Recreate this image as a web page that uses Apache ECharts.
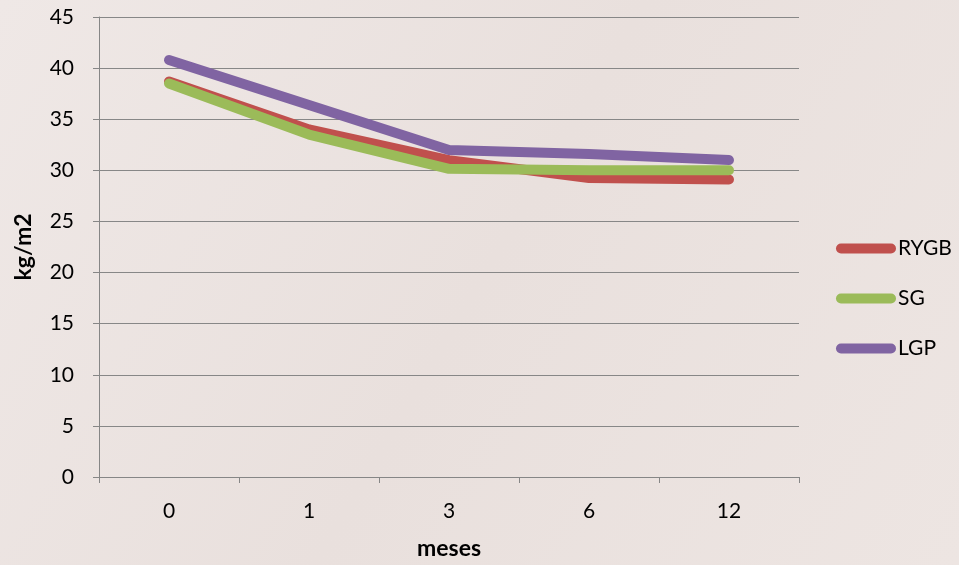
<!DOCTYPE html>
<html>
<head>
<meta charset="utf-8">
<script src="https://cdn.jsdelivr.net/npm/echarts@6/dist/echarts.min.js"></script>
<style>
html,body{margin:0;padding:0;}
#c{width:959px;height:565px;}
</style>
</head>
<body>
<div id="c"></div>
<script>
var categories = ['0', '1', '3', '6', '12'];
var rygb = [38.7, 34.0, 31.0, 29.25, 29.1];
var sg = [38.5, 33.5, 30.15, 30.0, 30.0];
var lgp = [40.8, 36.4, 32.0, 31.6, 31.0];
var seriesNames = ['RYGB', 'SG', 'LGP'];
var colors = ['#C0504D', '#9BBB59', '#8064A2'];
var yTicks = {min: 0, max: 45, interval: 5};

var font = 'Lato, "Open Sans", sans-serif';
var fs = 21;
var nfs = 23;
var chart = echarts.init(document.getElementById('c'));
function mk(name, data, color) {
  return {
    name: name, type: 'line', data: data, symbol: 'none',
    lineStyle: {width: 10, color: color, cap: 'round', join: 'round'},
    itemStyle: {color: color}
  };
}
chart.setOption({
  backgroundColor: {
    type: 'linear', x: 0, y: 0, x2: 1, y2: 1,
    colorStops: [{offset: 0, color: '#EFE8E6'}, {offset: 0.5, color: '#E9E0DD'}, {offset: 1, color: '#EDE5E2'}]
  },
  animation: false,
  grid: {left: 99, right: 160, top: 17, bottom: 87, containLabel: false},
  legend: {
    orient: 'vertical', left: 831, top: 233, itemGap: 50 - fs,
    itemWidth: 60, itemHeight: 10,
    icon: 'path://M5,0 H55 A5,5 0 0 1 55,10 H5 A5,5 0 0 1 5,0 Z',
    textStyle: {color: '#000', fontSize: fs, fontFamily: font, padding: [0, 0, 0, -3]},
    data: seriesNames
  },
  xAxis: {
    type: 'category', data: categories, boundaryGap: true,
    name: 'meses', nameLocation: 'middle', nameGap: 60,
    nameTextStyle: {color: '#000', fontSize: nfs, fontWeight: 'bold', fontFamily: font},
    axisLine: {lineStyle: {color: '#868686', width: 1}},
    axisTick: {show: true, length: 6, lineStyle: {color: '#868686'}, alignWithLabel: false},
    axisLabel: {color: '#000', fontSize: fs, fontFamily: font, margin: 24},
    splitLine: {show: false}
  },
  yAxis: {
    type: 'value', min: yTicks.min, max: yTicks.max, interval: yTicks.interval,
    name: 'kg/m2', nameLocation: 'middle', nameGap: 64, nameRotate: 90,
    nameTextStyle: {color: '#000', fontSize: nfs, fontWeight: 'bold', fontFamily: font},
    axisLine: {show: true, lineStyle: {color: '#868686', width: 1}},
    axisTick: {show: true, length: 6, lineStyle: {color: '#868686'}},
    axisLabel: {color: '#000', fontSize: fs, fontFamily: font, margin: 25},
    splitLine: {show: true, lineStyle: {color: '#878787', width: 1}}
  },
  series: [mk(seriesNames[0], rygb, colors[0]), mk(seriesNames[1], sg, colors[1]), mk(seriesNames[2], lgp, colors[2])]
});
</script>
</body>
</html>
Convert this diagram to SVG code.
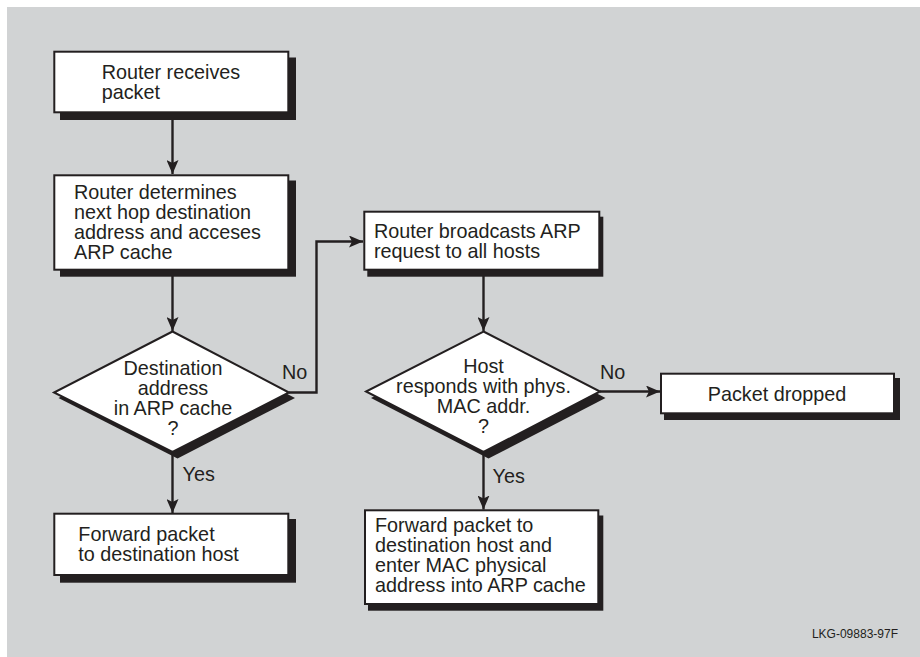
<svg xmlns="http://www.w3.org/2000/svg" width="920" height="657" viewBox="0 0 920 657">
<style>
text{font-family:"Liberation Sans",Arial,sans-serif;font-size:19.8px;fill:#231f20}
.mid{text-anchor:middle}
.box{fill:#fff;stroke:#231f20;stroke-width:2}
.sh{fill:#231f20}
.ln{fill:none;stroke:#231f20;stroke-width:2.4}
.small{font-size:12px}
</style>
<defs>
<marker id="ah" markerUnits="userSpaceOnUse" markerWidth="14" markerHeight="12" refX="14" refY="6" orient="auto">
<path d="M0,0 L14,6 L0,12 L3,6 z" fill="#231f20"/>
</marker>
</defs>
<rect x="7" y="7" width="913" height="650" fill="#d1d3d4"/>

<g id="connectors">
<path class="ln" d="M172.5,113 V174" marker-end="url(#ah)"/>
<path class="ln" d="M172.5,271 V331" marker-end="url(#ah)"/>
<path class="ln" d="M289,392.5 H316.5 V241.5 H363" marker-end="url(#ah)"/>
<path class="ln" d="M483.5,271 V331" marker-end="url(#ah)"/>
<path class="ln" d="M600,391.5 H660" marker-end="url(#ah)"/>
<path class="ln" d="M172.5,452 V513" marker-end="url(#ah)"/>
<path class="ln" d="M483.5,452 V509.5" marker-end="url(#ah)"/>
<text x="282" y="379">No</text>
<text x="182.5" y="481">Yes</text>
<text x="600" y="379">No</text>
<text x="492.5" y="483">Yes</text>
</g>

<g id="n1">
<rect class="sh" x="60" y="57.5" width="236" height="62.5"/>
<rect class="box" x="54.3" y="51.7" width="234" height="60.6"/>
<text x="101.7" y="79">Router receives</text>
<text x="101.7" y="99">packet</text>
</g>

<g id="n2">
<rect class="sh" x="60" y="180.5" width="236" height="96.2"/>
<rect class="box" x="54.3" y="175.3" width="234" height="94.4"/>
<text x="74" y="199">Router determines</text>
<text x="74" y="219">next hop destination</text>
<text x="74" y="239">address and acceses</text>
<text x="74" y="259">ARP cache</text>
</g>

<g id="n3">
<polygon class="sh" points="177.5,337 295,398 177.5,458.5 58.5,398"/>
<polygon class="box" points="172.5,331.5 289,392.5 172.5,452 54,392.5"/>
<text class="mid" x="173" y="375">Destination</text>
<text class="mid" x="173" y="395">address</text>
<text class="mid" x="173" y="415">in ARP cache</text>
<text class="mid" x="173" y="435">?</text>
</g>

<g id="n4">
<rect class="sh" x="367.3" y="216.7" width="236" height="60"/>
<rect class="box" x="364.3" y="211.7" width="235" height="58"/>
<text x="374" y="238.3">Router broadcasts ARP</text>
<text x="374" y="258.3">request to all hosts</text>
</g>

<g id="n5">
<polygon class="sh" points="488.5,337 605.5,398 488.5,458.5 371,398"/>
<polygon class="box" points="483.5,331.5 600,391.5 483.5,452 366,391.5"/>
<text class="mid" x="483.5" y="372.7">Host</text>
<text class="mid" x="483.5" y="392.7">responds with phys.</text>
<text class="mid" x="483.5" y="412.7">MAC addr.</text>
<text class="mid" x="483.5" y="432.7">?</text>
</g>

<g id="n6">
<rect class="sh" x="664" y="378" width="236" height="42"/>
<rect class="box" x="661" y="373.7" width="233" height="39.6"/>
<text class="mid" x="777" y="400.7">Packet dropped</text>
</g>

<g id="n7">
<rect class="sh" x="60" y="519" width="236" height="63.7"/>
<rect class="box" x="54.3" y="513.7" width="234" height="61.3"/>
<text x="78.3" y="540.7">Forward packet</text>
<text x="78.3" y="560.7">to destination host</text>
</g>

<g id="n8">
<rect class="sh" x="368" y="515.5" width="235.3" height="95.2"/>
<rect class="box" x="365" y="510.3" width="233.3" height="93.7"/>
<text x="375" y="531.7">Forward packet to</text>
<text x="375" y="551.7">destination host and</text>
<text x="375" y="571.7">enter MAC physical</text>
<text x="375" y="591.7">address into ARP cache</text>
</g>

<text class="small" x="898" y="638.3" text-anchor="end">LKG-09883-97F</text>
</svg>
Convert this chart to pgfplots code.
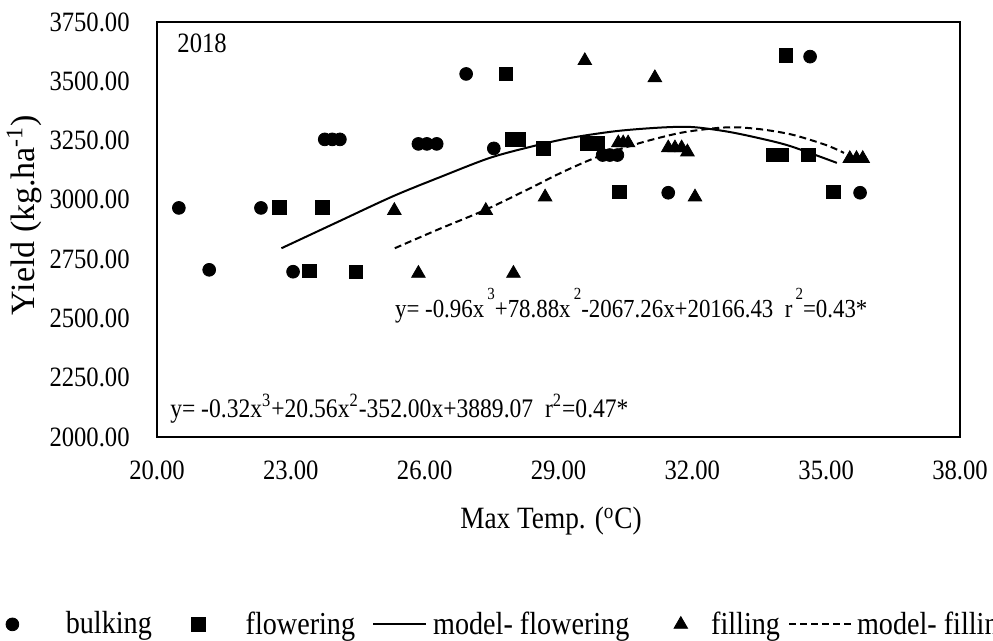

-.-.-

- **Your task**:
Across the records above, count the lines holding "code" and reply with that number alone.

- **Right answer**:
2